Calculating WAR for Offensive Players
For a complicated statistic like WAR, the process of calculation is not extremely difficult to grasp. Unfortunately, though, it does use advanced sabermetrics in the process. There are a couple of different ways to calculate WAR, so I will be explaining the method used by FanGraphs and I will indicate later how Baseball-Reference is different. The first and most important statistic to know is wRAA, weighted runs above average.
wRAA constitutes the batting component of WAR. wRAA will sound somewhat similar to WAR in that it is a measure of how many runs a player contributes compared to an average player. Bear in mind that WAR measures against a replacement-level player while wRAA measures against an average MLB player, so there is some sophisticated math involved in making it an apples to apples comparison.
To get a wRAA value, you start with wOBA, another advanced metric. wOBA is, basically speaking, a combination of batting average, on base percentage, and slugging percentage. wOBA gives weights to different batting events based on how valuable they are, and then shows the average value of a given player's at bat. wRAA converts wOBA from an average into a run value based on how many times a player batted and using numbers based on how much offense there is in the league that season.
Then, 10 runs of wRAA are considered 1 win for WAR.
Fielding is the next major component of WAR. Ultimate Zone Rating is the latest and greatest measure of defense, which uses information from Stats, Inc. in which every single defensive play is reviewed by a human and assigned numeric values for range, difficulty, etc. The numeric value for UZR is how many runs are saved or given up by a player versus an average defender at that position. It is, basically, a defensive version of wRAA.
The final aspect of the computation for a position player is baserunning. In the arm portion of UZR, outfielders are given credit or charged value when a baserunner takes an extra base, is thrown out, or holds up (such as a single with a man on first base: does he go to third or not?). While outfielders are given defensive value for this, the opposite value is given to the baserunner. On plays that don't involve outfielders, a baserunner can get baserunning value as well, such as stealing a base or beating the lead throw on a potential double play grounder. This value is converted to runs and contributes to wins much the same way.
The final considerations are dealing with position by position variance. WAR would like a shortstop more than a first baseman if they both hit the same way, for instance. Good defense is worth more at more important positions as well.
Calculating WAR for Pitchers
The value assigned to pitchers is somewhat simpler, since they don't have so many things to measure. They just pitch. The statistic used for this is called FIP, fielding independent pitching.

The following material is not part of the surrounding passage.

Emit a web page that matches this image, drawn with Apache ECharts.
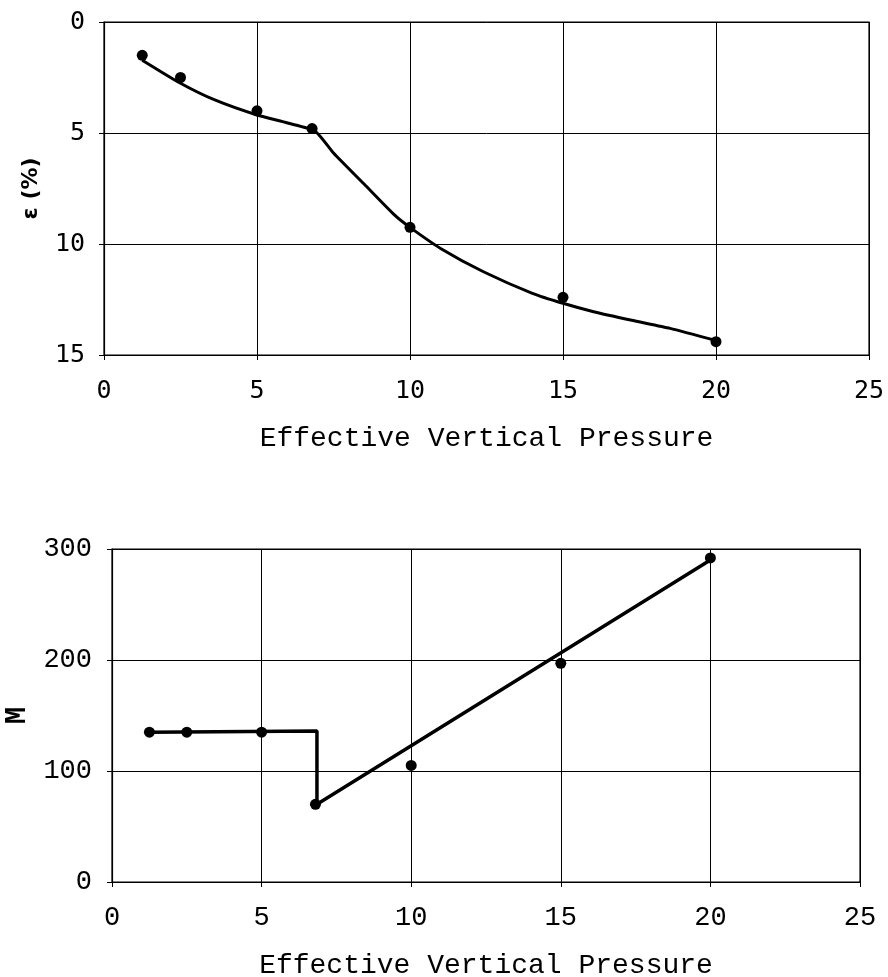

This statistic weights out exceptional or bad fielding from pitching statistics as well as ballpark effects, so a pitcher who has played in PETCO Park or Coors Field does not ruin the validity of the measure. These weighting measures take a good deal of statistical prowess, but it is a well-received statistic in the baseball community.
The final number read-out is meant to be a "substitute" for ERA, in that it means roughly the same thing. For WAR, this is converted to a run value based on innings pitched; a pitcher with a 2.50 FIP is worth far more if he pitches 200 innings rather than 50, so converting to runs instead of an average can take care of that.
WAR as Criteria for MVP Voting
Does knowing about WAR change your opinion on the 2012 AL MVP Award?
FanGraphs vs Baseball-Reference
Baseball-Reference debuted the WAR statistic, while FanGraphs brought their own version to the table shortly thereafter. There are important differences in their calculations which lead to them being more and less useful for certain situations. I have explained the calculations so far based on FanGraphs' method. When referring to them, many will use rWAR for Baseball-Reference and fWAR for FanGraphs.
Baseball-Reference does not use FIP for pitchers, instead using a proprietary mixture of fielding and ballpark adjustments to the raw runs allowed stat.
For defense, Baseball-Reference uses Total Zone instead of UZR. TZ is useful because it does not require video review, opening up all of baseball history to WAR values. FanGraphs use TZ for seasons before video review began (2002).
Baserunning is measured similarly, but with slightly different equations.
The respective systems of weighting for position and making year-by-year league adjustments have subtle differences as well. Conceiving of a replacement player remains an inexact science, since the player does not exist.
Baseball-Reference's system, just by nature of being consistent, is useful for comparing players of all eras. FanGraphs would likely have more supporters when it comes to looking at recent seasons, due to its use of FIP and UZR, well-liked statistics in the sabermetrics community.